## START

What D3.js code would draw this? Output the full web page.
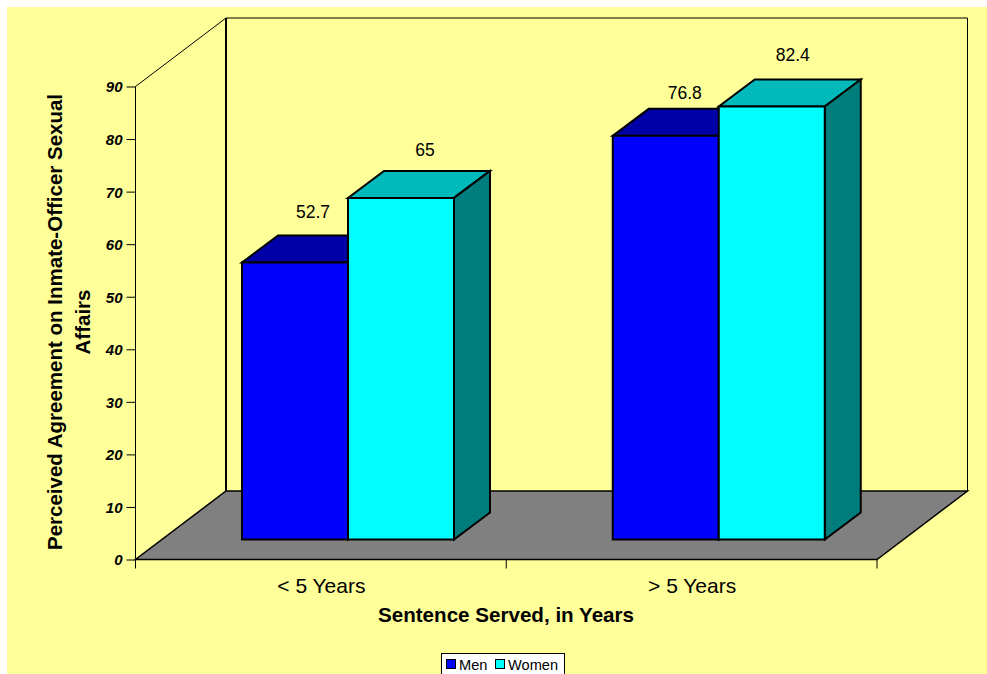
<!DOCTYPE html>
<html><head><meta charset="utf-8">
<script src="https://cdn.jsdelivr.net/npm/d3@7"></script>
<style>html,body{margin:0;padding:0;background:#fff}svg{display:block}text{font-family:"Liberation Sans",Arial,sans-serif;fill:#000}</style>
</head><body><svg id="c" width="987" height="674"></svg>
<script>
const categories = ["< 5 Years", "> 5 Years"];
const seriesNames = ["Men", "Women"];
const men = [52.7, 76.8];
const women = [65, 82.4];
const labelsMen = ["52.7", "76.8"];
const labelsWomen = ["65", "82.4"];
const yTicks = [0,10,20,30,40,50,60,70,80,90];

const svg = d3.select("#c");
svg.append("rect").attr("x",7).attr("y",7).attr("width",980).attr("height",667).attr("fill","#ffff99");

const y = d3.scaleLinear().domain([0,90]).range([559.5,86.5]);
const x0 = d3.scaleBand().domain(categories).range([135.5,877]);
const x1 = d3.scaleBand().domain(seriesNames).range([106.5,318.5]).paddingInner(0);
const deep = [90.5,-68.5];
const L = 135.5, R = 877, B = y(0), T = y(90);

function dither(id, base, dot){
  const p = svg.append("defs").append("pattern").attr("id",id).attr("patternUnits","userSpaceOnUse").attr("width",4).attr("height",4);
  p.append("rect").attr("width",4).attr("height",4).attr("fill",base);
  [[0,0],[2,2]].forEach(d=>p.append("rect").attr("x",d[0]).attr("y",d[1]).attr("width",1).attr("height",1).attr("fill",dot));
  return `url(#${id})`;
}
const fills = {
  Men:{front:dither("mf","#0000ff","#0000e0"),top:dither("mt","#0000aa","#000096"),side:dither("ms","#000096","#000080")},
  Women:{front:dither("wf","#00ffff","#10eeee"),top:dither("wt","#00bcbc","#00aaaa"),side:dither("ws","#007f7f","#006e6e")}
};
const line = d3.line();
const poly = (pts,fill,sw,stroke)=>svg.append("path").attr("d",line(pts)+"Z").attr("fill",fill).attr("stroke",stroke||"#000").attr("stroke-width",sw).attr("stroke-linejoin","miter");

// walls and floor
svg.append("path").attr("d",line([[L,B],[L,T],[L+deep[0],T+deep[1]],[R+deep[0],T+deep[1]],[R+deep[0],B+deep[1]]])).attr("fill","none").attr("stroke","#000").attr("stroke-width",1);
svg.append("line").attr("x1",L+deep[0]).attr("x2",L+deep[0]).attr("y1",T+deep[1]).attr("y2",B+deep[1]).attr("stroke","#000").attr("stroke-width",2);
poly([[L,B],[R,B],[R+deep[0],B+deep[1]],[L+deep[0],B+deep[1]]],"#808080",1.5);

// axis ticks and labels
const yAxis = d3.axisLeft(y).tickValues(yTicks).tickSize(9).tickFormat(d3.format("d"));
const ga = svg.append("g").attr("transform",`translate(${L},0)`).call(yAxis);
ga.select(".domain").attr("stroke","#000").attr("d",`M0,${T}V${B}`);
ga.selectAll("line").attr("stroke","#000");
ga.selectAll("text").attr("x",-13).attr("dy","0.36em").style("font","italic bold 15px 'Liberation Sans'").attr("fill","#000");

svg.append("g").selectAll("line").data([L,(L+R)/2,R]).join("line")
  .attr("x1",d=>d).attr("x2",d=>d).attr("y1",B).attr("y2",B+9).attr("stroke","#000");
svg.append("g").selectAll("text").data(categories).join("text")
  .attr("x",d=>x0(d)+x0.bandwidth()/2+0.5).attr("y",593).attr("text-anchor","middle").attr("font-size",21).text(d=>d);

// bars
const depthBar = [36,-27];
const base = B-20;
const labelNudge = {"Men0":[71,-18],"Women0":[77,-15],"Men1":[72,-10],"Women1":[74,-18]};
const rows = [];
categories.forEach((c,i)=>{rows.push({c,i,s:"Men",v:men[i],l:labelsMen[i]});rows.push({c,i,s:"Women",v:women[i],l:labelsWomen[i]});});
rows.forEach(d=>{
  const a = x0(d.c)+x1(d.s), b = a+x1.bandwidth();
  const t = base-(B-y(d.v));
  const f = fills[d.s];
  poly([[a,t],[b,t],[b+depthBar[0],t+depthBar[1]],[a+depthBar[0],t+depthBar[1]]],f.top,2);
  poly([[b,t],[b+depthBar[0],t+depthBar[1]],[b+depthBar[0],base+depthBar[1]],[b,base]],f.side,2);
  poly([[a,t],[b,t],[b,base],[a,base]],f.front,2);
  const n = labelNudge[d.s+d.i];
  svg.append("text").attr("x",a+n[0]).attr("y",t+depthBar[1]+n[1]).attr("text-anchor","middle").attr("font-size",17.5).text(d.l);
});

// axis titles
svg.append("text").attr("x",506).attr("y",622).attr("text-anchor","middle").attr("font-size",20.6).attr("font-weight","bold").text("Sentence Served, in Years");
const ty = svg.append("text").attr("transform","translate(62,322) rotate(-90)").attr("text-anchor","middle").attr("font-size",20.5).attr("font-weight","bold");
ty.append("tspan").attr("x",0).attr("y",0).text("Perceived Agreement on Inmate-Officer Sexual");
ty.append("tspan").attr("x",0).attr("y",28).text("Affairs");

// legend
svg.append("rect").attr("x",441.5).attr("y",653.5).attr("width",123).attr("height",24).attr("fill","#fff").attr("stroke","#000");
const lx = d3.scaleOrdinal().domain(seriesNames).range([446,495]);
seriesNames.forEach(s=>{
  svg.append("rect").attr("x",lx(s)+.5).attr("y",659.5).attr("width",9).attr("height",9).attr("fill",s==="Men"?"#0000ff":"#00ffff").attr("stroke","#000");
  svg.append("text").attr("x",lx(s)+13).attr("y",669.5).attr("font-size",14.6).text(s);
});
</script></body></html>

## END

> _TASK STATEMENT_:
Copy the whole of the material above exactly, but not its images.

> _THE RESPONSE_:
What D3.js code would draw this? Output the full web page.
<!DOCTYPE html>
<html><head><meta charset="utf-8">
<script src="https://cdn.jsdelivr.net/npm/d3@7"></script>
<style>html,body{margin:0;padding:0;background:#fff}svg{display:block}text{font-family:"Liberation Sans",Arial,sans-serif;fill:#000}</style>
</head><body><svg id="c" width="987" height="674"></svg>
<script>
const categories = ["< 5 Years", "> 5 Years"];
const seriesNames = ["Men", "Women"];
const men = [52.7, 76.8];
const women = [65, 82.4];
const labelsMen = ["52.7", "76.8"];
const labelsWomen = ["65", "82.4"];
const yTicks = [0,10,20,30,40,50,60,70,80,90];

const svg = d3.select("#c");
svg.append("rect").attr("x",7).attr("y",7).attr("width",980).attr("height",667).attr("fill","#ffff99");

const y = d3.scaleLinear().domain([0,90]).range([559.5,86.5]);
const x0 = d3.scaleBand().domain(categories).range([135.5,877]);
const x1 = d3.scaleBand().domain(seriesNames).range([106.5,318.5]).paddingInner(0);
const deep = [90.5,-68.5];
const L = 135.5, R = 877, B = y(0), T = y(90);

function dither(id, base, dot){
  const p = svg.append("defs").append("pattern").attr("id",id).attr("patternUnits","userSpaceOnUse").attr("width",4).attr("height",4);
  p.append("rect").attr("width",4).attr("height",4).attr("fill",base);
  [[0,0],[2,2]].forEach(d=>p.append("rect").attr("x",d[0]).attr("y",d[1]).attr("width",1).attr("height",1).attr("fill",dot));
  return `url(#${id})`;
}
const fills = {
  Men:{front:dither("mf","#0000ff","#0000e0"),top:dither("mt","#0000aa","#000096"),side:dither("ms","#000096","#000080")},
  Women:{front:dither("wf","#00ffff","#10eeee"),top:dither("wt","#00bcbc","#00aaaa"),side:dither("ws","#007f7f","#006e6e")}
};
const line = d3.line();
const poly = (pts,fill,sw,stroke)=>svg.append("path").attr("d",line(pts)+"Z").attr("fill",fill).attr("stroke",stroke||"#000").attr("stroke-width",sw).attr("stroke-linejoin","miter");

// walls and floor
svg.append("path").attr("d",line([[L,B],[L,T],[L+deep[0],T+deep[1]],[R+deep[0],T+deep[1]],[R+deep[0],B+deep[1]]])).attr("fill","none").attr("stroke","#000").attr("stroke-width",1);
svg.append("line").attr("x1",L+deep[0]).attr("x2",L+deep[0]).attr("y1",T+deep[1]).attr("y2",B+deep[1]).attr("stroke","#000").attr("stroke-width",2);
poly([[L,B],[R,B],[R+deep[0],B+deep[1]],[L+deep[0],B+deep[1]]],"#808080",1.5);

// axis ticks and labels
const yAxis = d3.axisLeft(y).tickValues(yTicks).tickSize(9).tickFormat(d3.format("d"));
const ga = svg.append("g").attr("transform",`translate(${L},0)`).call(yAxis);
ga.select(".domain").attr("stroke","#000").attr("d",`M0,${T}V${B}`);
ga.selectAll("line").attr("stroke","#000");
ga.selectAll("text").attr("x",-13).attr("dy","0.36em").style("font","italic bold 15px 'Liberation Sans'").attr("fill","#000");

svg.append("g").selectAll("line").data([L,(L+R)/2,R]).join("line")
  .attr("x1",d=>d).attr("x2",d=>d).attr("y1",B).attr("y2",B+9).attr("stroke","#000");
svg.append("g").selectAll("text").data(categories).join("text")
  .attr("x",d=>x0(d)+x0.bandwidth()/2+0.5).attr("y",593).attr("text-anchor","middle").attr("font-size",21).text(d=>d);

// bars
const depthBar = [36,-27];
const base = B-20;
const labelNudge = {"Men0":[71,-18],"Women0":[77,-15],"Men1":[72,-10],"Women1":[74,-18]};
const rows = [];
categories.forEach((c,i)=>{rows.push({c,i,s:"Men",v:men[i],l:labelsMen[i]});rows.push({c,i,s:"Women",v:women[i],l:labelsWomen[i]});});
rows.forEach(d=>{
  const a = x0(d.c)+x1(d.s), b = a+x1.bandwidth();
  const t = base-(B-y(d.v));
  const f = fills[d.s];
  poly([[a,t],[b,t],[b+depthBar[0],t+depthBar[1]],[a+depthBar[0],t+depthBar[1]]],f.top,2);
  poly([[b,t],[b+depthBar[0],t+depthBar[1]],[b+depthBar[0],base+depthBar[1]],[b,base]],f.side,2);
  poly([[a,t],[b,t],[b,base],[a,base]],f.front,2);
  const n = labelNudge[d.s+d.i];
  svg.append("text").attr("x",a+n[0]).attr("y",t+depthBar[1]+n[1]).attr("text-anchor","middle").attr("font-size",17.5).text(d.l);
});

// axis titles
svg.append("text").attr("x",506).attr("y",622).attr("text-anchor","middle").attr("font-size",20.6).attr("font-weight","bold").text("Sentence Served, in Years");
const ty = svg.append("text").attr("transform","translate(62,322) rotate(-90)").attr("text-anchor","middle").attr("font-size",20.5).attr("font-weight","bold");
ty.append("tspan").attr("x",0).attr("y",0).text("Perceived Agreement on Inmate-Officer Sexual");
ty.append("tspan").attr("x",0).attr("y",28).text("Affairs");

// legend
svg.append("rect").attr("x",441.5).attr("y",653.5).attr("width",123).attr("height",24).attr("fill","#fff").attr("stroke","#000");
const lx = d3.scaleOrdinal().domain(seriesNames).range([446,495]);
seriesNames.forEach(s=>{
  svg.append("rect").attr("x",lx(s)+.5).attr("y",659.5).attr("width",9).attr("height",9).attr("fill",s==="Men"?"#0000ff":"#00ffff").attr("stroke","#000");
  svg.append("text").attr("x",lx(s)+13).attr("y",669.5).attr("font-size",14.6).text(s);
});
</script></body></html>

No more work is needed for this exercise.